Start Source excerpt
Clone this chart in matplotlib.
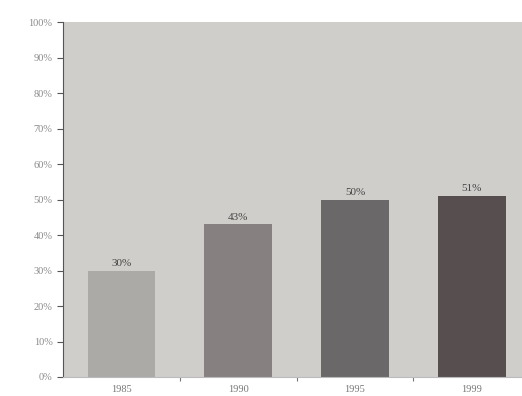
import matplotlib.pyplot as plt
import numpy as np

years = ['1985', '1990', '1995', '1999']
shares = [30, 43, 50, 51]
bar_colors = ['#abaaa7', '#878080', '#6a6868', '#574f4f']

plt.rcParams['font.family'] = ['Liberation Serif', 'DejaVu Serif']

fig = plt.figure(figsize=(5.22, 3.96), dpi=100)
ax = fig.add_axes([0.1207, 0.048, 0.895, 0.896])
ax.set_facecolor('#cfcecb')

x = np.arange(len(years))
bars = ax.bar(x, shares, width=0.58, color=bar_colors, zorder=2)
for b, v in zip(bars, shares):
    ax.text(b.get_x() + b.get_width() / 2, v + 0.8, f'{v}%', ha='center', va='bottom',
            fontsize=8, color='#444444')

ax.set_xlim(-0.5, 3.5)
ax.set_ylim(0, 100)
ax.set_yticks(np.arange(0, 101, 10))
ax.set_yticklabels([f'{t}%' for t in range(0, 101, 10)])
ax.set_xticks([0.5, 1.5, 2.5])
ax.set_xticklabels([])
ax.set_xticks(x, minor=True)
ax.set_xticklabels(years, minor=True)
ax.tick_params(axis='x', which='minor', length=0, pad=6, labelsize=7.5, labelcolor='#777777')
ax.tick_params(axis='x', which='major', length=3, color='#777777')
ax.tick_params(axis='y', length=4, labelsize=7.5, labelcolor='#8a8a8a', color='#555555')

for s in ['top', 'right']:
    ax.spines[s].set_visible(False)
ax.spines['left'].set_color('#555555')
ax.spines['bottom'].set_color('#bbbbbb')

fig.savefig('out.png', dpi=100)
End Source excerpt
→ **Request**: Return each line from the material above exactly, but not the pictures.

→ **Solved problem**:
Clone this chart in matplotlib.
import matplotlib.pyplot as plt
import numpy as np

years = ['1985', '1990', '1995', '1999']
shares = [30, 43, 50, 51]
bar_colors = ['#abaaa7', '#878080', '#6a6868', '#574f4f']

plt.rcParams['font.family'] = ['Liberation Serif', 'DejaVu Serif']

fig = plt.figure(figsize=(5.22, 3.96), dpi=100)
ax = fig.add_axes([0.1207, 0.048, 0.895, 0.896])
ax.set_facecolor('#cfcecb')

x = np.arange(len(years))
bars = ax.bar(x, shares, width=0.58, color=bar_colors, zorder=2)
for b, v in zip(bars, shares):
    ax.text(b.get_x() + b.get_width() / 2, v + 0.8, f'{v}%', ha='center', va='bottom',
            fontsize=8, color='#444444')

ax.set_xlim(-0.5, 3.5)
ax.set_ylim(0, 100)
ax.set_yticks(np.arange(0, 101, 10))
ax.set_yticklabels([f'{t}%' for t in range(0, 101, 10)])
ax.set_xticks([0.5, 1.5, 2.5])
ax.set_xticklabels([])
ax.set_xticks(x, minor=True)
ax.set_xticklabels(years, minor=True)
ax.tick_params(axis='x', which='minor', length=0, pad=6, labelsize=7.5, labelcolor='#777777')
ax.tick_params(axis='x', which='major', length=3, color='#777777')
ax.tick_params(axis='y', length=4, labelsize=7.5, labelcolor='#8a8a8a', color='#555555')

for s in ['top', 'right']:
    ax.spines[s].set_visible(False)
ax.spines['left'].set_color('#555555')
ax.spines['bottom'].set_color('#bbbbbb')

fig.savefig('out.png', dpi=100)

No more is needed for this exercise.